The dollar based performance data for the various trading systems listed above represent the actual profits and losses achieved on a single contract basis in client accounts, and are inclusive of a $50 per round turn commission ($30 per e-mini contracts). Except where noted, the gains/losses are for closed out trades. The actual percentage gains/losses experienced by investors will vary depending on many factors, including, but not limited to: starting account balances, market behavior, the duration and extent of investor's participation (whether or not all signals are taken) in the specified system and money management techniques. Because of this, actual percentage gains/losses experienced by investors may be materially different than the percentage gains/losses as presented on this website.

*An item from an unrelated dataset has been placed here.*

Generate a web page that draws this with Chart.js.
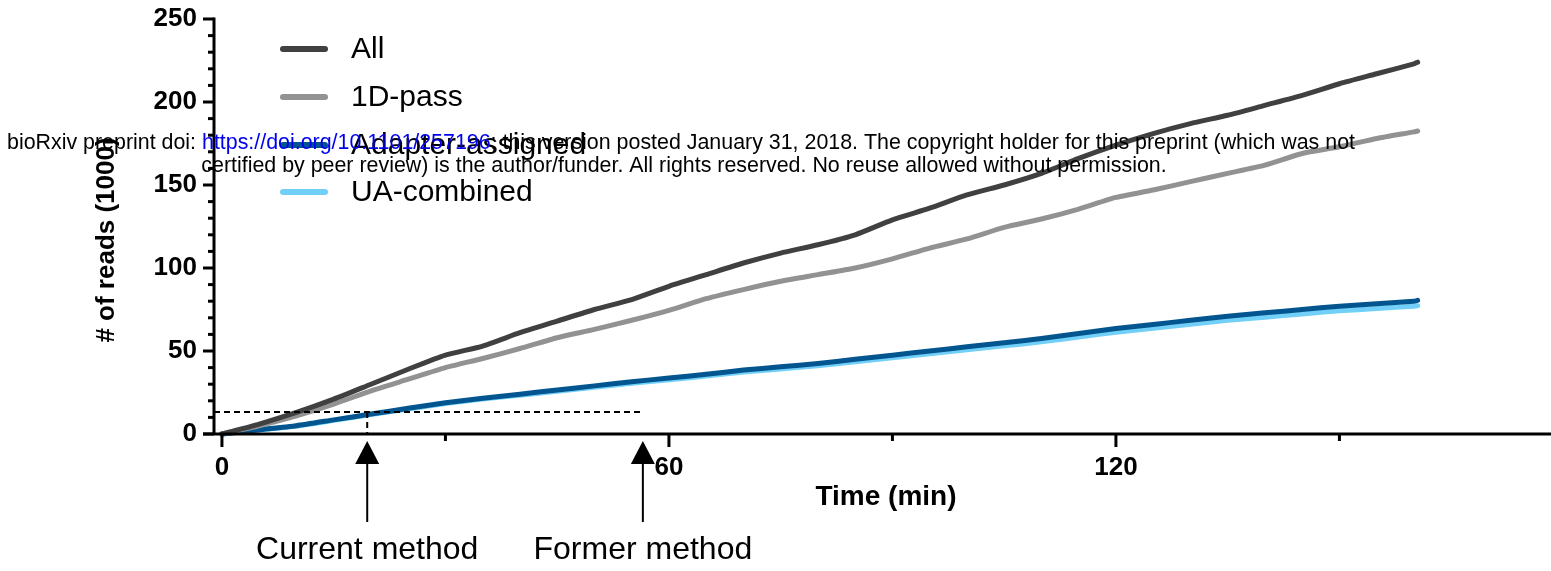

Please read carefully the CFTC required disclaimer regarding hypothetical results below.

HYPOTHETICAL PERFORMANCE RESULTS HAVE MANY INHERENT LIMITATIONS, SOME OF WHICH ARE DESCRIBED BELOW. NO REPRESENTATION IS BEING MADE THAT ANY ACCOUNT WILL OR IS LIKELY TO ACHIEVE PROFITS OR LOSSES SIMILAR TO THOSE SHOWN; IN FACT, THERE ARE FREQUENTLY SHARP DIFFERENCES BETWEEN HYPOTHETICAL PERFORMANCE RESULTS AND THE ACTUAL RESULTS SUBSEQUENTLY ACHIEVED BY ANY PARTICULAR TRADING PROGRAM. ONE OF THE LIMITATIONS OF HYPOTHETICAL PERFORMANCE RESULTS IS THAT THEY ARE GENERALLY PREPARED WITH THE BENEFIT OF HINDSIGHT. IN ADDITION, HYPOTHETICAL TRADING DOES NOT INVOLVE FINANCIAL RISK, AND NO HYPOTHETICAL TRADING RECORD CAN COMPLETELY ACCOUNT FOR THE IMPACT OF FINANCIAL RISK OF ACTUAL TRADING. FOR EXAMPLE, THE ABILITY TO WITHSTAND LOSSES OR TO ADHERE TO A PARTICULAR TRADING PROGRAM IN SPITE OF TRADING LOSSES ARE MATERIAL POINTS WHICH CAN ALSO ADVERSELY AFFECT ACTUAL TRADING RESULTS. THERE ARE NUMEROUS OTHER FACTORS RELATED TO THE MARKETS IN GENERAL OR TO THE IMPLEMENTATION OF ANY SPECIFIC TRADING PROGRAM WHICH CANNOT BE FULLY ACCOUNTED FOR IN THE PREPARATION OF HYPOTHETICAL PERFORMANCE RESULTS AND ALL WHICH CAN ADVERSELY AFFECT TRADING RESULTS.